Probably the most significant choice the authors made was to emphasize the global warming impact of methane (the main component of natural gas) over a 20-year period, in preference to than the more commonly used 100-year interval. Then they bypassed the established Global Warming Potential (GWP) factors from the UN IPCCC's Fourth Assessment Report to use much higher factors for methane from a 2009 paper published in Science. I'll leave the angels-on-a-pin debate over this to the climate scientists, but I don't believe you need a Ph.D. in atmospheric physics to understand that if the outcomes of climate change will truly be determined in the next 20 years, we are already cooked. The world can't get global emissions down by enough, fast enough, to solve the problem on that time scale, at least not without a global economic shock that would return hundreds of millions of people to poverty. So when I recalculated the paper's estimate on shale gas emissions, I did so using the consensus 100-year GWP for methane of 25--less than 1/4 of the one on which the paper's scariest results rely.
The other major choice the authors made was to ignore the downstream conversion of gas and coal into electricity. As lifecycle analysis, this earns a failing grade. It's like comparing the overall emissions of a Nissan Leaf and Ford Explorer by focusing only on what happens upstream of the battery charger and the fuel tank. The authors dismiss this by saying that "this does not greatly affect our overall conclusion". That's wrong, not least because it's precisely the comparison of how gas and coal actually compete with each other that matters most here.
On the basis of these two points alone, the paper's conclusions crumble, even with the inclusion of supposed methane leakage rates from shale gas production that would have any engineer worth his or her salt scrambling to redesign the equipment so as to capture so much valuable "lost and unaccounted for" output. So how do shale gas and coal compare, on a full lifecycle basis from well and mine to the power plant bus bar, if 3.6-7.9% of gas actually leaked out during well completion, processing, transportation, storage and distribution, as Dr. Howarth's paper suggests?
Let's start at the power plant and work backwards. A current combined-cycle gas turbine unit requires around 6,700 BTUs of gas to generate a kilowatt-hour (kWh) of electricity. At the rate of 117 lb. of CO2 emissions per million BTUs of gas burned, that yields power plant emissions of 0.78 lb/kWh. But that's on the basis of the gas that reaches the turbine's combustor. We have to gross up that result to account for the emissions that occurred upstream of the plant. At Howarth's estimated leakage midpoint of 5.75%, and using the standard 100-year GWP for methane compared to CO2 on a molar, rather than mass basis, that leakage would add an extra 55% of CO2-equivalent emissions from the well to the combustor, bringing the effective emissions from that combined-cycle plant up to 1.2 lb/kWh. For comparison, the most efficient coal-fired power plant I know of (without carbon capture and sequestration) emits about 1.75 lb/kWh. Only if we included inefficient, simple-cycle gas "peaker" units that don't normally compete with coal would the upstream emissions that Dr. Howarth posits result in lifecycle emissions from gas-fired power worse than the typical coal-fired generation emissions of around 2 lb/kWh. In other words, the gas-fired generation that actually competes with existing coal plants still appears to emit nearly 40% less GHGs than its coal competition, even assuming the shale gas leaks that Dr. Howarth and his contributors reported.

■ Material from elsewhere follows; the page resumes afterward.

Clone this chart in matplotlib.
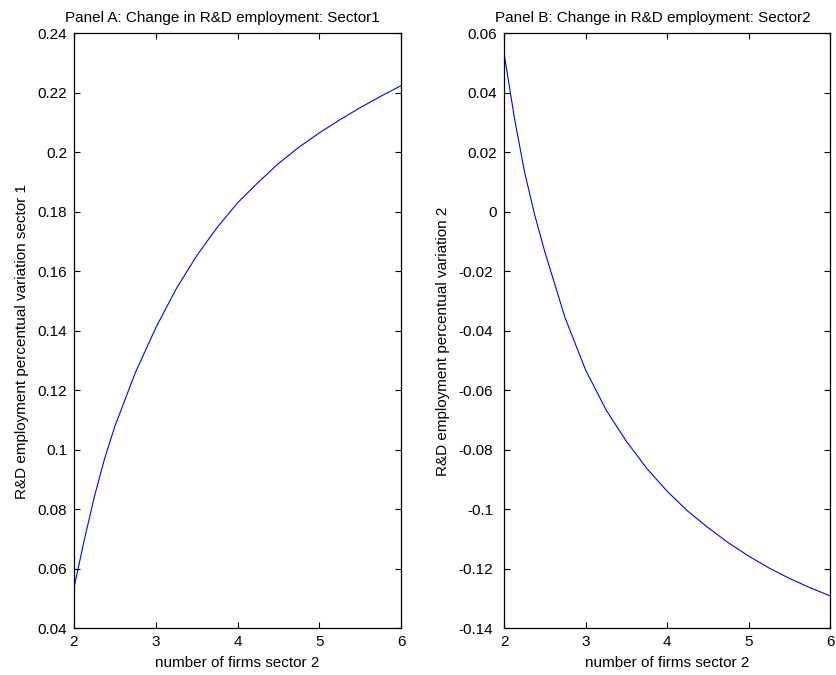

Although my analysis admittedly falls into the back-of-the-envelope category, I'm not sure that the Howarth, et al paper is many notches above that level, given its reliance on non-peer-reviewed sources and its references to irrelevancies like Soviet-era gas systems. All in all, it seems a shaky edifice on which to mount such provocative conclusions. Perhaps all the authors wanted to do was to highlight some areas for the gas industry to investigate further, in order to ensure that methane emissions are kept to a minimum as shale and other unconventional gas deposits are developed. Unfortunately, it seems all too likely that its headline findings will be touted by those who are determined to stop the shale gas revolution in its tracks, or at least delay it for long enough that its utility in addressing our pressing energy problems will be lost. I wonder what Mr. Pickens thinks about all this, given that legislation promoting his plan to convert portions of the US truck fleet to natural gas, which depends on abundant shale gas supplies, has finally attracted bi-partisan support, including from the White House.